How to Find Quality Amaranth
Not all amaranth is equal. Here's what to look for:
*Whole grain amaranth* should be the first choice. Look for seeds that are uniform in color (cream to tan), smell faintly nutty, and show no signs of moisture or clumping. Avoid anything that smells musty.
*Organic is worth it.* Amaranth is not one of the most heavily sprayed crops, but organic certification ensures the grain was grown without synthetic pesticides and is often a marker of more careful handling overall.
*Trusted sources:* Bob's Red Mill, Arrowhead Mills, and NOW Foods all produce reliable organic amaranth grain and flour widely available in natural food stores and online. For specialty varieties, look to small farms and co-ops in the Andes or Mexico — many sell directly online and offer heirloom varieties with exceptional flavor.

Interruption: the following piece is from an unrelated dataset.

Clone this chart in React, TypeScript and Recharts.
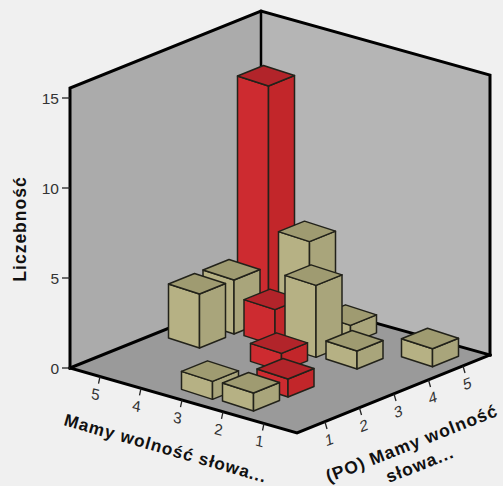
import React from 'react';
import { ScatterChart, Scatter, XAxis, YAxis } from 'recharts';

// ---- data ----
const mamyCategories = [5, 4, 3, 2, 1];
const poCategories = [1, 2, 3, 4, 5];
const countTicks = [0, 5, 10, 15];
const countMax = 15.55;
// [Mamy, PO, count]
const cells: [number, number, number][] = [
  [5, 5, 13], [5, 4, 3], [5, 3, 3],
  [4, 5, 5], [4, 4, 2],
  [3, 5, 1], [3, 4, 4], [3, 3, 1], [3, 1, 1],
  [2, 4, 1], [2, 2, 1], [2, 1, 1],
  [1, 5, 1],
];
const yTitle = 'Liczebność';
const mamyTitle = 'Mamy wolność słowa...';
const poTitle = ['(PO) Mamy wolność', 'słowa...'];

// ---- oblique projection of the floor ----
const W = 503, H = 486;
const AXIS_W = 10, FLOOR_Y = 368, UNIT = 18;
const FRONT = { x: 297, y: 433 };
const LEFT = { x: 70, y: 368 };
const RIGHT = { x: 490, y: 355 };
const BACK = { x: 261, y: 291 };
const A_STEP = { x: -41, y: -11.7 }, A_0 = { x: -33, y: -9.5 };
const B_STEP = { x: 34.5, y: -14 }, B_0 = { x: 28, y: -11 };
const U = { x: 31, y: 10 }, V = { x: 26, y: -10.5 };
const FONT = '"Liberation Sans", Arial, sans-serif';

const elev = (py: number) => (FLOOR_Y - py) / UNIT;
const floorA = (a: number) => ({ x: FRONT.x + A_0.x + A_STEP.x * (a - 1), y: FRONT.y + A_0.y + A_STEP.y * (a - 1) });
const floorB = (b: number) => ({ x: FRONT.x + B_0.x + B_STEP.x * (b - 1), y: FRONT.y + B_0.y + B_STEP.y * (b - 1) });
const cellPoint = (a: number, b: number) => ({
  x: FRONT.x + A_0.x + B_0.x + A_STEP.x * (a - 1) + B_STEP.x * (b - 1),
  y: FRONT.y + A_0.y + B_0.y + A_STEP.y * (a - 1) + B_STEP.y * (b - 1),
});

const barData = cells
  .map(([a, b, count]) => {
    const p = cellPoint(a, b);
    return { a, b, count, px: p.x, ey: elev(p.y) };
  })
  .sort((m, n) => n.a + n.b - (m.a + m.b));

const pts = (l: { x: number; y: number }[]) => l.map((p) => `${p.x},${p.y}`).join(' ');

const Box = (props: any) => {
  const { cx, cy, payload } = props;
  const h = payload.count * UNIT;
  const red = payload.a === payload.b;
  const F = { x: cx + U.x / 2 - V.x / 2, y: cy + U.y / 2 - V.y / 2 };
  const L = { x: F.x - U.x, y: F.y - U.y };
  const R = { x: F.x + V.x, y: F.y + V.y };
  const B = { x: L.x + V.x, y: L.y + V.y };
  const up = (p: { x: number; y: number }) => ({ x: p.x, y: p.y - h });
  const st = { stroke: '#22221a', strokeWidth: 1.5, strokeLinejoin: 'round' as const };
  return (
    <g>
      <polygon points={pts([L, F, up(F), up(L)])} fill={red ? '#cd2b30' : '#b6b184'} {...st} />
      <polygon points={pts([F, R, up(R), up(F)])} fill={red ? '#c2262a' : '#a9a57b'} {...st} />
      <polygon points={pts([up(L), up(F), up(R), up(B)])} fill={red ? '#b2242a' : '#9f9b71'} {...st} />
    </g>
  );
};

// The room is anchored on the floor's back corner.
const Room = (props: any) => {
  const { cx, cy } = props;
  const dx = cx - BACK.x, dy = cy - BACK.y;
  const s = (p: { x: number; y: number }) => ({ x: p.x + dx, y: p.y + dy });
  const wallH = countMax * UNIT;
  const t = (p: { x: number; y: number }) => ({ x: p.x + dx, y: p.y + dy - wallH });
  const line = { stroke: '#000', strokeWidth: 3, strokeLinecap: 'square' as const, fill: 'none' };
  return (
    <g>
      <polygon points={pts([s(LEFT), s(BACK), t(BACK), t(LEFT)])} fill="#ababab" />
      <polygon points={pts([s(BACK), s(RIGHT), t(RIGHT), t(BACK)])} fill="#b5b5b5" />
      <polygon points={pts([s(LEFT), s(FRONT), s(RIGHT), s(BACK)])} fill="#9a9a9a" />
      <polyline points={pts([s(LEFT), s(BACK), s(RIGHT)])} {...line} />
      <line x1={s(BACK).x} y1={s(BACK).y} x2={t(BACK).x} y2={t(BACK).y} {...line} strokeWidth={2.5} />
      <polyline points={pts([s(LEFT), t(LEFT), t(BACK), t(RIGHT), s(RIGHT)])} {...line} />
      <polyline points={pts([s(LEFT), s(FRONT), s(RIGHT)])} {...line} />
    </g>
  );
};

const TickMark = (props: any) => {
  const { cx, cy, payload } = props;
  const left = payload.side === 'a';
  const d = left ? { x: -1.5, y: 7 } : { x: 2, y: 7 };
  const tx = cx + (left ? -5 : 5);
  const ty = cy + 23;
  const m = left ? `matrix(0.96,0.27,-0.12,1,${tx},${ty})` : `matrix(0.93,-0.36,0.14,1,${tx},${ty})`;
  return (
    <g>
      <line x1={cx} y1={cy} x2={cx + d.x} y2={cy + d.y} stroke="#222" strokeWidth={1.3} />
      <text transform={m} textAnchor="middle" fontFamily={FONT} fontSize={15.5} fill="#333">
        {payload.label}
      </text>
    </g>
  );
};

const AxisTitles = (props: any) => {
  const { cx, cy } = props;
  const common = { fontFamily: FONT, fontWeight: 700, fontSize: 17.5, fill: '#111', letterSpacing: 1 };
  return (
    <g>
      <text transform={`translate(${cx - 1},${cy - 1}) rotate(16)`} {...common} fontSize={17.2}>
        {mamyTitle}
      </text>
      <text transform={`translate(${cx + 350},${cy + 23}) rotate(-21.5)`} textAnchor="middle" {...common}>
        {poTitle[0]}
      </text>
      <text transform={`translate(${cx + 358},${cy + 44}) rotate(-21.5)`} textAnchor="middle" {...common}>
        {poTitle[1]}
      </text>
      <text transform={`translate(${cx - 38},${cy - 197}) rotate(-90)`} textAnchor="middle" {...common}>
        {yTitle}
      </text>
    </g>
  );
};

const tickData = [
  ...mamyCategories.map((c) => {
    const p = floorA(c);
    return { side: 'a', label: c, px: p.x, ey: elev(p.y) };
  }),
  ...poCategories.map((c) => {
    const p = floorB(c);
    return { side: 'b', label: c, px: p.x, ey: elev(p.y) };
  }),
];
const roomData = [{ px: BACK.x, ey: elev(BACK.y) }];
const titleData = [{ px: 64, ey: elev(426) }];

export default function App() {
  return (
    <div style={{ position: 'absolute', left: 0, top: 0, width: W, height: H, background: '#f0f0f0', overflow: 'hidden' }}>
      <ScatterChart width={W} height={H} margin={{ top: 0, right: 0, bottom: 0, left: 0 }}>
        <XAxis type="number" dataKey="px" domain={[AXIS_W, W]} hide />
        <YAxis
          type="number"
          dataKey="ey"
          width={AXIS_W}
          domain={[elev(H), elev(0)]}
          ticks={countTicks}
          axisLine={false}
          tickLine={false}
          tick={(p: any) => (
            <g>
              <line x1={62} x2={70} y1={p.y} y2={p.y} stroke="#222" strokeWidth={1.3} />
              <text x={59} y={p.y + 5.5} textAnchor="end" fontFamily={FONT} fontSize={15.5} fill="#333">
                {p.payload.value}
              </text>
            </g>
          )}
        />
        <Scatter data={roomData} shape={Room} isAnimationActive={false} />
        <Scatter data={tickData} shape={TickMark} isAnimationActive={false} />
        <Scatter data={titleData} shape={AxisTitles} isAnimationActive={false} />
        <Scatter data={barData} shape={Box} isAnimationActive={false} />
      </ScatterChart>
    </div>
  );
}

*Storage:* Amaranth grain keeps well in an airtight container in a cool, dark place for up to a year. Amaranth flour has a shorter shelf life — about 3-6 months — and benefits from refrigeration after opening.
*Farmers markets and co-ops* in areas with Latin American, South Asian, or African communities are often excellent sources of fresh, locally grown amaranth greens in season.
A Grain Worth Knowing
Amaranth survived a ban. It survived colonization. It survived five centuries of being pushed to the margins of the global food system. It did so because the people who knew it best refused to let it go — because they understood, in the way that only long experience teaches, that some things are too valuable to lose.
We are living in a moment when the global food system is under pressure from climate change, soil depletion, and the chronic diseases that come from eating too many processed foods. Amaranth — drought-tolerant, nutrient-dense, complete in protein, and deeply rooted in human history — is exactly the kind of food this moment calls for.
It doesn't need a marketing campaign. It just needs a pot of boiling water and someone willing to try something new.